La carte des vins, assez riche, est composée pour le dîneur classique — mettons l’armateur lorientais —, qui veut du panache et n’aime pas qu’on l’asticote avec des frivolités. C’est pourquoi les grands bordeaux classés — mais aussi les seconds crus de crus classés, plus abordables — ouvrent la marche tambour battant. Il y en a de chers, il y en a de raisonnables. La sommellerie a veillé à satisfaire tous les budgets.
La sélection de vins bio est fort intéressante dans un lieu d’apparence si traditionnelle, et pour le cidre, on n’a pas coupé les cheveux en quatre : on a carrément convoqué le très frais, très énergique cidre cornouaillais du manoir de Kinkiz — une petite décharge électrique à chaque gorgée, une belle volée de tannins, dans ta face, un cidre d’homme, qui fait pousser les poils.
Après ce mini-électrochoc, nous passons à la volupté : cet anjou blanc bio fait tinter toutes les clochettes de son chenin câlin, rond et miellé. Ce n’est pas ici qu’on va vous servir de ces blancs de Loire en sous-maturité dont s’esbaudissent certaines caves parigotes et que j’utiliserais plutôt pour déboucher les canalisations. En rouge, on nous a dégoté un très beau saumur également bio, « pas un saumur-champigny, cet ennui profond » observe notre compagnon (soul brother — j’ai enfin rencontré quelqu’un que le saumur-champigny emmerde autant que moi), un vrai saumur rouge de cabernet franc, souple et pourtant tendu, rabelaisien avec des notes de laurier brûlé. Information utile, donc : si vous annoncez au sommelier qu’il peut faire de vous ce qu’il veut, vous ne prenez aucun risque.
C’est plus qu’un lieu où l’on va, où l’on revient : c’est un lieu dont on rêve quand on en est parti. Il faut y aller parce que c’est bon. Il faut y aller parce que c’est beau. Parce que le personnel est d’une gentillesse extrême. Parce que c’est une espèce de bulle ouvrant sur le rêve. Parce qu’on y goûte une atmosphère de noblesse et d’humilité, ce qui constitue la vraie noblesse. Enfin parce que c’est un petit concentré de Bretagne qui s’offre à vous de façon émouvante.

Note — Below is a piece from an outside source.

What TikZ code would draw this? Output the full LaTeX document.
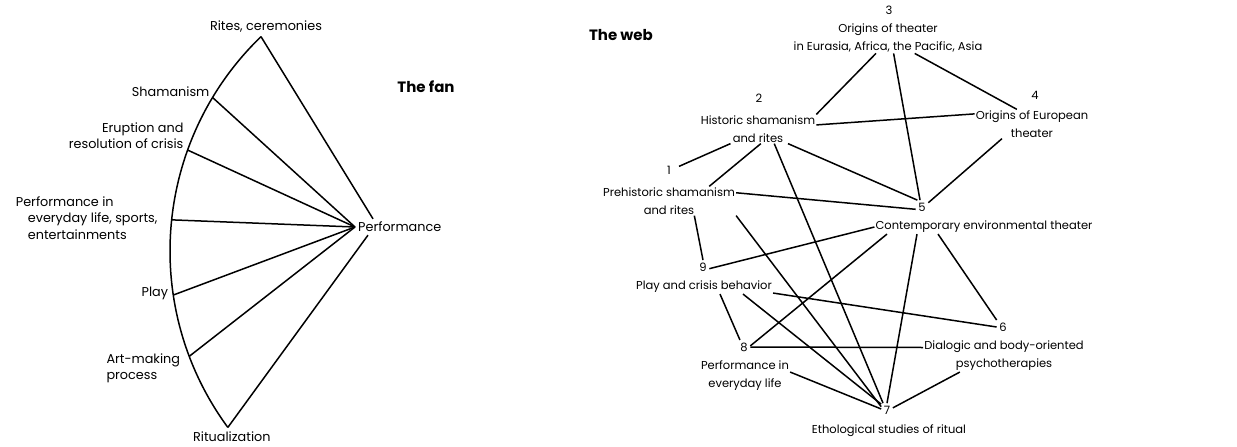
\documentclass[tikz,border=0pt]{standalone}
\usepackage{fontspec}
\setmainfont{Poppins}
\usetikzlibrary{positioning}

\tikzset{
  every node/.style={font=\fontsize{11.5}{18}\selectfont, inner sep=1pt},
  lbl/.style={align=center},
  fanlbl/.style={font=\fontsize{12.8}{16.5}\selectfont},
  num/.style={inner sep=2.5pt},
  title/.style={font=\fontsize{15}{18}\selectfont\bfseries},
  link/.style={line width=1.5pt},
}

\begin{document}
\begin{tikzpicture}[x=1pt,y=-1pt]
	\useasboundingbox (0,0) rectangle (1237,447);
	% The fan
	\coordinate (fanC) at (468,251);
	\foreach \a/\n in {134/pRites,149/pSham,160.2/pErupt,174/pLife,188.5/pPlay,200.7/pArt,216.3/pRitual}
		\path (fanC) ++(\a:298pt) coordinate (\n);
	\draw[link] (pRites) arc[start angle=134, end angle=216.3, radius=298pt];

	\node[fanlbl, above=3pt of pRites, xshift=5pt] {Rites, ceremonies};
	\node[fanlbl, above left=0pt and 2pt of pSham] {Shamanism};
	\node[fanlbl, align=right, above left=0pt and 3pt of pErupt] {Eruption and\\resolution of crisis};
	\node[fanlbl, align=left, left=13pt of pLife, yshift=2pt] {Performance in\\\hspace*{12pt}everyday life, sports,\\\hspace*{12pt}entertainments};
	\node[fanlbl, left=4pt of pPlay, yshift=2pt] {Play};
	\node[fanlbl, align=left, below left=-4pt and 8pt of pArt] {Art-making\\process};
	\node[fanlbl, below=3pt of pRitual, xshift=4pt] {Ritualization};
	\node[fanlbl, anchor=west, inner sep=3pt] (perf) at (355,227) {Performance};
	\node[title] at (426,87) {The fan};

	\foreach \p in {pSham,pErupt,pLife,pPlay,pArt}
		\draw[link] (\p) -- (perf.west);
	\draw[link] (pRites) -- ([xshift=18pt]perf.north west);
	\draw[link] (pRitual) -- ([xshift=13pt]perf.south west);

	% The web
	\node[title] at (621,35) {The web};
	\node[num] (n3) at (889,10) {3};
	\node[lbl] (t3) at (888,38) {Origins of theater\\in Eurasia, Africa, the Pacific, Asia};
	\node[num] (n2) at (759,98) {2};
	\node[lbl] (t2) at (758,129) {Historic shamanism\\and rites};
	\node[num] (n4) at (1035,95) {4};
	\node[lbl] (t4) at (1032,124) {Origins of European\\theater};
	\node[num] (n1) at (669,170) {1};
	\node[lbl] (t1) at (669,201) {Prehistoric shamanism\\and rites};
	\node[num] (n5) at (922,207) {5};
	\node[lbl] (t5) at (984,227) {Contemporary environmental theater};
	\node[num] (n9) at (703,267) {9};
	\node[lbl] (t9) at (704,287) {Play and crisis behavior};
	\node[num] (n6) at (1003,327) {6};
	\node[lbl] (t6) at (1004,356) {Dialogic and body-oriented\\psychotherapies};
	\node[num] (n8) at (744,347) {8};
	\node[lbl] (t8) at (745,376) {Performance in\\everyday life};
	\node[num] (n7) at (887,410) {7};
	\node[lbl] (t7) at (889,431) {Ethological studies of ritual};

	\draw[link] (t3.232) -- (t2.north east);
	\draw[link] (t3.290) -- (n5.106);
	\draw[link] (t3.330) -- (t4.136);
	\draw[link] (t2.4) -- (t4.170);
	\draw[link] (t2.334) -- (n5.124);
	\draw[link, shorten <=6pt] (n1.15) -- (t2.208);
	\draw[link] (t2.281) -- (t1.20);
	\draw[link] (t2.318) -- (n7.120);
	\draw[link] (t1.7) -- (n5.200);
	\draw[link] (t1.south east) -- (n7.150);
	\draw[link] (t1.330) -- (n9.north);
	\draw[link] (t4.206) -- (n5.34);
	\draw[link] (n9.-15) -- (t5.west);
	\draw[link] ([xshift=-97pt]t5.south) -- (n8.10);
	\draw[link] ([xshift=-67pt]t5.south) -- (n7.north);
	\draw[link] ([xshift=-46pt]t5.south) -- (n6.north west);
	\draw[link] (t9.-5) -- (n6.west);
	\draw[link] ([xshift=16pt]t9.south) -- (n8.120);
	\draw[link] ([xshift=39pt]t9.south) -- (n7.135);
	\draw[link] (n8.east) -- (t6.174);
	\draw[link] (t8.5) -- (n7.170);
	\draw[link] (t6.200) -- (n7.20);
\end{tikzpicture}
\end{document}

Château de Locguénolé (Relais et Châteaux). Locguénolé, 56700 Kervignac. Tél. : 02 97 76 76 76. 14 chambres et 8 suites. Menus : « Éveil de vos sens » (menu dégustation en sept services) 98€. « Promenade gourmande » de 39 à 68€ selon le nombre de plats choisis, et 12€ de supplément pour le plateau de fromages dont vous auriez tort de vous priver, car il est exceptionnel. Carte environ 90€. Ouvert le soir de 19 h 30 à 21 heures du lundi au dimanche ; au déjeuner seulement le dimanche de 12 h 30 à 13 h 30. Fermé lundi.